Основанием (смыслом всеобщего) в религиозной методологии является ценность Бога. Личность в этом подходе имеет смысл, лишь если служит сакрализуемой авторитарной державности. Родовое содержание этого типа всеобщего унаследован из славяно-тюркского родового космоса. Его христианская версия – из Ветхого Завета Библии. Этот тип взаимопроникновения идей личности и державности прослеживается в творчестве русских религиозных философов – А. Хомякова, П. Чаадаева, братьев Киреевских, В. Соловьева, Н. Бердяева, С. Булгакова, С. Франка, Н. Трубецкого, В. Иванова, П. Флоренского, Д. Андреева, А. Меня, многих других, в чем-то у Ф. Достоевского и Л. Толстого. Религиозная философия, несмотря на ее частные демократические достижения, пытается гуманизировать авторитарную идею, предъявляющую спрос на соборность.

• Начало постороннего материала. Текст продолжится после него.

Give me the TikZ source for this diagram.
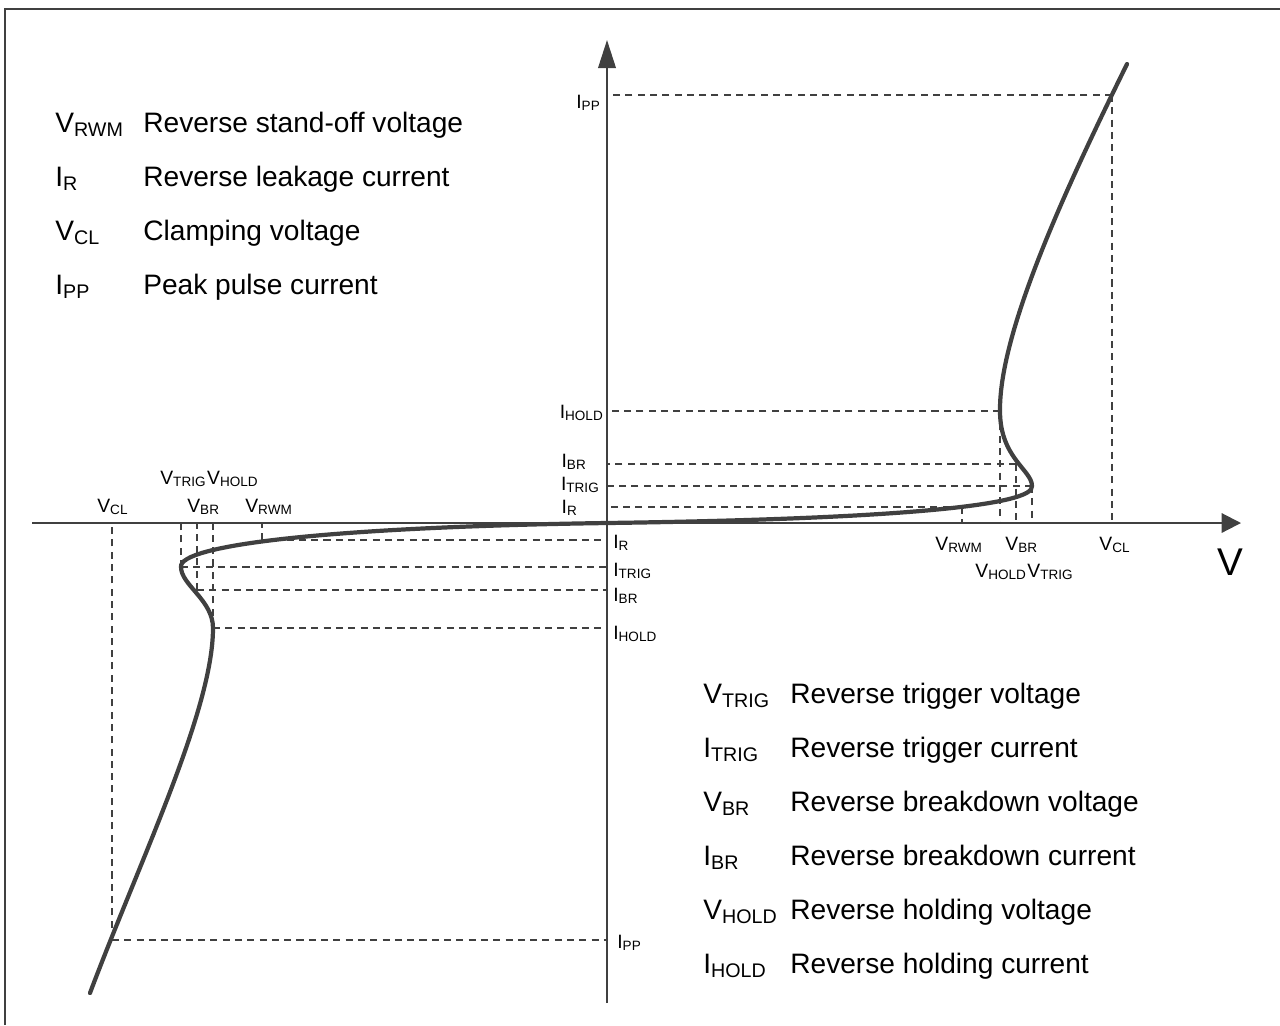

Основанием народнической методологии является ценность народа как абсолюта. Личность для этой методологии имеет смысл, лишь если служит соборной державности, идея которой взята из того же славяно-тюркского родового космоса. Ее христианская версия – из Ветхого Завета. Идеологами этого подхода стали поздний В. Белинский, Н. Добролюбов, Н. Чернышевский, Н. Михайловский, Д. Писарев, Н. Шелгунов, Г. Плеханов, В. Ленин, М. Горький, «пролетарские писатели»… Этот подход, начавшись как личностный, плавно перешел в народно-революционный, большевистский и выдвинул лозунги «Литературу – народу!», «Искусство – народу!». Народнический подход стал составной частью советского партийного строительства. В нем была предпринята попытка гуманизировать соборную идею, предъявляющую спрос на авторитарность.